Diese Rückkehr scheint indes unmöglich, denn ein Gesetz mit dem Beinamen „weiße Weste“ verbietet die Wahlteilnahme von Personen, die in zweiter Instanz wegen Korruption verurteilt sind. Lula kennt das Gesetz: Es trägt seine Unterschrift.

Während die Börse in São Paulo am Mittwoch mit einem Zuwachs von 3,72 Prozent Lulas politisches Aus feierte und der Bovespa-Index auf ein Allzeithoch von 83.680 Punkten kletterte, gelobte der linke Leader vor Fans in São Paulo, bis zum Ende kämpfen zu wollen. Ob ihn das tatsächlich wieder in Amt, Würden und Immunität bringt, darf bezweifelt werden.

Gespenstischer Wahlkampf

Als sicher kann gelten, dass den bald 210 Millionen Brasilianern ein gespenstischer Wahlkampf bevorsteht. Denn die Spitze von Lulas Arbeiterpartei PT hat deutlich gemacht, dass es keinen Plan B gebe. Das dürfte heißen, dass Lula auf Basis des Urteils Wahlkampf machen wird, mit der These, Opfer einer Verschwörung von Establishment und Justiz zu sein.

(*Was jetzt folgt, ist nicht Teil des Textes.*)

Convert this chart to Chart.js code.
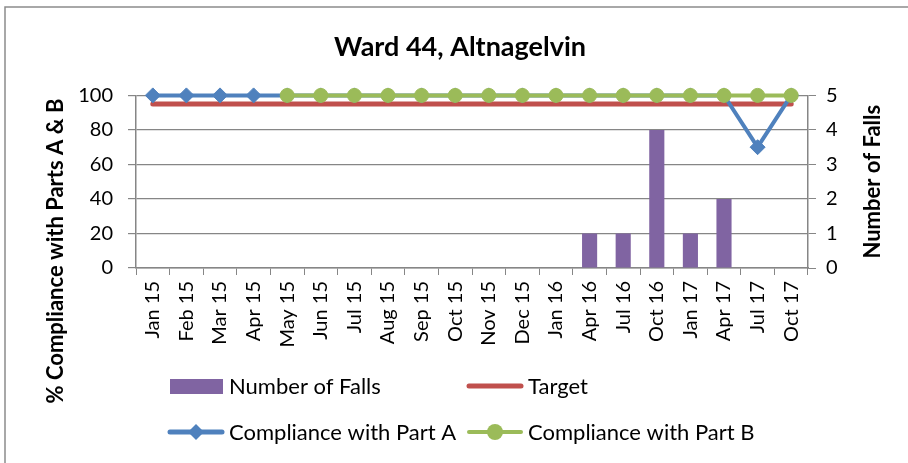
<!DOCTYPE html>
<html>
<head>
<meta charset="utf-8">
<script src="https://cdn.jsdelivr.net/npm/chart.js@4.4.1/dist/chart.umd.min.js"></script>
<style>
  html, body { margin: 0; padding: 0; background: #fff; }
  #wrap { position: relative; width: 908px; height: 463px; }
</style>
</head>
<body>
<div id="wrap"><canvas id="c" width="908" height="463"></canvas></div>
<script>
const categories = ['Jan 15','Feb 15','Mar 15','Apr 15','May 15','Jun 15','Jul 15','Aug 15','Sep 15','Oct 15','Nov 15','Dec 15','Jan 16','Apr 16','Jul 16','Oct 16','Jan 17','Apr 17','Jul 17','Oct 17'];
const numberOfFalls = [0,0,0,0,0,0,0,0,0,0,0,0,0,1,1,4,1,2,0,0];
const target = [95,95,95,95,95,95,95,95,95,95,95,95,95,95,95,95,95,95,95,95];
const partA = [100,100,100,100,100,100,100,100,100,100,100,100,100,100,100,100,100,100,70,100];
const partB = [null,null,null,null,100,100,100,100,100,100,100,100,100,100,100,100,100,100,100,100];
const leftTicks = [0,20,40,60,80,100];
const rightTicks = [0,1,2,3,4,5];
const leftTitle = '% Compliance with Parts A & B';
const rightTitle = 'Number of Falls';

const FONT = 'Lato, "Open Sans", sans-serif';
const GRID = '#868686';
const PURPLE = '#8064A2', RED = '#C0504D', BLUE = '#4F81BD', GREEN = '#9BBB59';

const framePlugin = {
  id: 'frame',
  beforeDraw(chart) {
    const ctx = chart.ctx;
    ctx.save();
    ctx.fillStyle = '#fff';
    ctx.fillRect(0, 0, chart.width, chart.height);
    ctx.strokeStyle = '#8c8c8c';
    ctx.lineWidth = 1.5;
    ctx.beginPath();
    ctx.moveTo(5, chart.height);
    ctx.lineTo(5, 7);
    ctx.lineTo(chart.width, 7);
    ctx.stroke();
    ctx.restore();
  }
};

const extrasPlugin = {
  id: 'extras',
  afterDraw(chart) {
    const ctx = chart.ctx;
    const ds = chart.data.datasets;
    const ca = chart.chartArea;
    ctx.save();
    ctx.font = 'bold 22px ' + FONT;
    ctx.fillStyle = '#000';
    ctx.textAlign = 'center';
    ctx.textBaseline = 'middle';
    ctx.save();
    ctx.translate(56, 251);
    ctx.rotate(-Math.PI / 2);
    ctx.fillText(leftTitle, 0, 0);
    ctx.restore();
    ctx.save();
    ctx.translate(873, (ca.top + ca.bottom) / 2);
    ctx.rotate(-Math.PI / 2);
    ctx.fillText(rightTitle, 0, 0);
    ctx.restore();
    ctx.restore();

    // legend
    ctx.save();
    ctx.font = '22px ' + FONT;
    ctx.fillStyle = '#000';
    ctx.textBaseline = 'middle';
    ctx.textAlign = 'left';
    const r1 = ca.bottom + 118;
    const r2 = ca.bottom + 164;
    const c1 = 168, c2 = 467, lw = 56, tg = 5;
    ctx.fillStyle = ds[0].backgroundColor;
    ctx.fillRect(c1 + 2, r1 - 7, 53, 15);
    ctx.fillStyle = '#000';
    ctx.fillText(ds[0].label, c1 + lw + tg, r1 + 1);
    ctx.strokeStyle = ds[1].borderColor;
    ctx.lineWidth = 5;
    ctx.lineCap = 'round';
    ctx.beginPath(); ctx.moveTo(c2 + 2, r1); ctx.lineTo(c2 + lw - 2, r1); ctx.stroke();
    ctx.fillText(ds[1].label, c2 + lw + tg, r1 + 1);
    ctx.strokeStyle = ds[2].borderColor;
    ctx.lineWidth = 5;
    ctx.beginPath(); ctx.moveTo(c1 + 2, r2); ctx.lineTo(c1 + lw - 2, r2); ctx.stroke();
    ctx.fillStyle = ds[2].pointBackgroundColor;
    const mx = c1 + lw / 2, rr = 8;
    ctx.beginPath();
    ctx.moveTo(mx - rr, r2); ctx.lineTo(mx, r2 - rr); ctx.lineTo(mx + rr, r2); ctx.lineTo(mx, r2 + rr);
    ctx.closePath(); ctx.fill();
    ctx.fillStyle = '#000';
    ctx.fillText(ds[2].label, c1 + lw + tg, r2 + 1);
    ctx.strokeStyle = ds[3].borderColor;
    ctx.lineWidth = 4;
    ctx.beginPath(); ctx.moveTo(c2 + 2, r2); ctx.lineTo(c2 + lw - 2, r2); ctx.stroke();
    ctx.fillStyle = ds[3].pointBackgroundColor;
    ctx.beginPath(); ctx.arc(c2 + lw / 2, r2, 8, 0, Math.PI * 2); ctx.fill();
    ctx.fillStyle = '#000';
    ctx.fillText(ds[3].label, c2 + lw + tg, r2 + 1);
    ctx.restore();
  }
};

new Chart(document.getElementById('c'), {
  data: {
    labels: categories,
    datasets: [
      {
        type: 'bar', label: 'Number of Falls', data: numberOfFalls, yAxisID: 'y1',
        backgroundColor: PURPLE, barPercentage: 0.45, categoryPercentage: 1.0, order: 4
      },
      {
        type: 'line', label: 'Target', data: target, yAxisID: 'y',
        borderColor: RED, backgroundColor: RED, borderWidth: 5, pointRadius: 0,
        borderCapStyle: 'round', order: 3, clip: false
      },
      {
        type: 'line', label: 'Compliance with Part A', data: partA, yAxisID: 'y',
        borderColor: BLUE, backgroundColor: BLUE, borderWidth: 4,
        pointStyle: 'rectRot', pointRadius: 7.5, pointBackgroundColor: BLUE, pointBorderColor: BLUE,
        pointBorderWidth: 1, order: 2, clip: false
      },
      {
        type: 'line', label: 'Compliance with Part B', data: partB, yAxisID: 'y',
        borderColor: GREEN, backgroundColor: GREEN, borderWidth: 4,
        pointStyle: 'circle', pointRadius: 7, pointBackgroundColor: GREEN, pointBorderColor: GREEN,
        pointBorderWidth: 1, order: 1, clip: false
      }
    ]
  },
  options: {
    responsive: false,
    animation: false,
    layout: { padding: { left: 31, right: 19, top: 0, bottom: 0 } },
    plugins: {
      legend: { display: false },
      tooltip: { enabled: false },
      title: {
        display: true, text: 'Ward 44, Altnagelvin', color: '#000',
        font: { family: FONT, size: 27, weight: 'bold' },
        padding: { top: 31, bottom: 32 }
      }
    },
    scales: {
      x: {
        type: 'category',
        offset: true,
        grid: { display: true, drawOnChartArea: false, drawTicks: true, tickLength: 7, color: GRID, offset: true },
        border: { display: true, color: GRID, width: 1.5 },
        ticks: { color: '#000', font: { family: FONT, size: 20 }, minRotation: 90, maxRotation: 90, padding: 6, autoSkip: false },
        afterFit(scale) { scale.height = 195; }
      },
      y: {
        position: 'left', min: 0, max: 100,
        afterBuildTicks(scale) { scale.ticks = leftTicks.map(v => ({ value: v })); },
        grid: { color: GRID, lineWidth: 1.2, drawTicks: true, tickLength: 8 },
        border: { display: true, color: GRID, width: 1.5 },
        ticks: { color: '#000', font: { family: FONT, size: 20 }, padding: 15 },
        afterFit(scale) { scale.width = 105; }
      },
      y1: {
        position: 'right', min: 0, max: 5,
        afterBuildTicks(scale) { scale.ticks = rightTicks.map(v => ({ value: v })); },
        grid: { drawOnChartArea: false, drawTicks: true, tickLength: 8, color: GRID },
        border: { display: true, color: GRID, width: 1.5 },
        ticks: { color: '#000', font: { family: FONT, size: 20 }, padding: 10 },
        afterFit(scale) { scale.width = 81; }
      }
    }
  },
  plugins: [framePlugin, extrasPlugin]
});
</script>
</body>
</html>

Seit Monaten tourt er vor allem durch den armen Nordosten, der von den Sozialprogrammen seiner Regierung am meisten profitierte, und verkündete, man wolle ihn selbst strafen, da er den Armen eine Chance gegeben habe. Tatsächlich hat der PT-Gründer Zeit, der Termin für die Einschreibung der Kandidaten bei der Wahlbehörde ist der 15. August. Während Lulas Anwälte dort und beim Obersten Gerichtshof einschreiten werden, dürfte die PT versuchen, mit einer Kampagne Druck auf die Wahlbehörde zu machen. Dabei könnte die PT Alliierte kriegen: Die Parteien der regierenden Mitte-rechts-Koalition waren seltsam still, Präsident Michel Temer wollte am Rande des WWF in Davos keinen Kommentar abgeben. Zuvor sagte er, ihm wäre es lieber gewesen, die Wähler würden über Lula urteilen.

Korruptionssumpf total

Tatsächlich wäre die Aussicht auf ein Ende von Lulas Karriere für viele Politiker der rechten Mitte bedrohlicher als eine neue Präsidentschaft des Linken. Denn er würde dann sicher alles tun, den Ermittlungseifer der Justiz zu bremsen, und damit wohl auch in Korruptionshinsicht belastete Parteifreunde Temers retten. Nun muss Brasilias Polit-Establishment fürchten, dass im Oktober vielleicht ein Kandidat siegt, der nicht ins Schmiergeldsystem eingebunden war.